MetadataCleanup

MetadataCleanup is an abstraction of MetadataCleanups that can clean up the DeltaLog.

NOTE: DeltaLog is the default and only known MetadataCleanup in Delta Lake.

Enable ALL logging level for org.apache.spark.sql.delta.MetadataCleanup logger to see what happens inside.

Add the following line to conf/log4j.properties:

log4j.logger.org.apache.spark.sql.delta.MetadataCleanup=ALL

Refer to Logging.

doLogCleanup Method

doLogCleanup(): Unit

doLogCleanup is part of the Checkpoints Contract to…​FIXME.

Interestingly, this MetadataCleanup and Checkpoints abstractions require to be used with DeltaLog only.

doLogCleanup cleanUpExpiredLogs when the enableExpiredLogCleanup table property is enabled.

enableExpiredLogCleanup Table Property — enableExpiredLogCleanup Method

enableExpiredLogCleanup: Boolean

enableExpiredLogCleanup gives the value of enableExpiredLogCleanup table property (from the Metadata).

enableExpiredLogCleanup is used exclusively when MetadataCleanup is requested to doLogCleanup.

logRetentionDuration Table Property — deltaRetentionMillis Method

deltaRetentionMillis: Long

deltaRetentionMillis gives the value of logRetentionDuration table property (from the Metadata).

deltaRetentionMillis is used when…​FIXME

cleanUpExpiredLogs Internal Method

cleanUpExpiredLogs(): Unit

cleanUpExpiredLogs calculates a so-called fileCutOffTime based on the current time and the logRetentionDuration table property.
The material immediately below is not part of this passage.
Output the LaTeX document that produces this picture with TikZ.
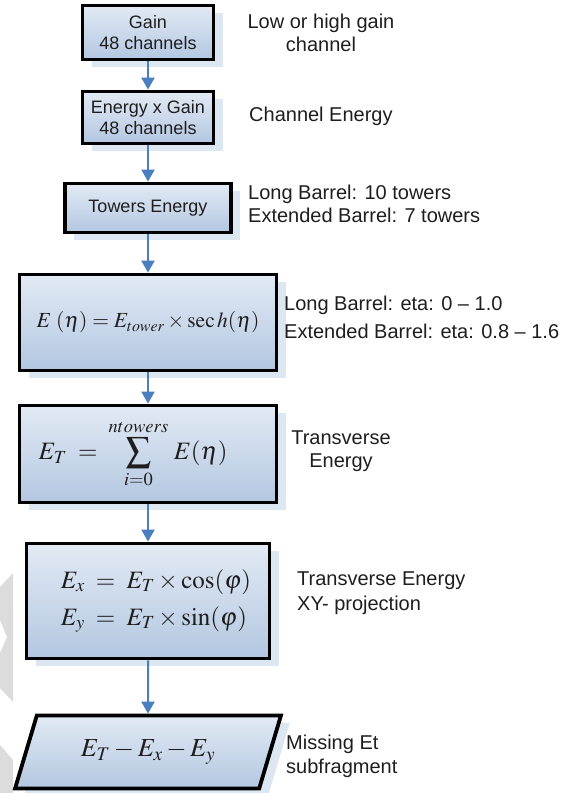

cleanUpExpiredLogs prints out the following INFO message to the logs:

Starting the deletion of log files older than [date]

cleanUpExpiredLogs finds the expired delta logs (based on the fileCutOffTime) and deletes the files (using Hadoop’s FileSystem.delete non-recursively).

In the end, cleanUpExpiredLogs prints out the following INFO message to the logs:

Deleted numDeleted log files older than [date]
cleanUpExpiredLogs is used exclusively when MetadataCleanup is requested to doLogCleanup.

Finding Expired Delta Logs — listExpiredDeltaLogs Internal Method

listExpiredDeltaLogs(
  fileCutOffTime: Long): Iterator[FileStatus]

listExpiredDeltaLogs…​FIXME

requests the LogStore for the paths (in the same directory) that are (lexicographically) greater or equal to the 0th checkpoint file (per checkpointPrefix format) of the checkpoint and delta files in the log directory (of the DeltaLog).

In the end, listExpiredDeltaLogs creates a BufferingLogDeletionIterator that…​FIXME

listExpiredDeltaLogs is used exclusively when MetadataCleanup is requested to cleanUpExpiredLogs.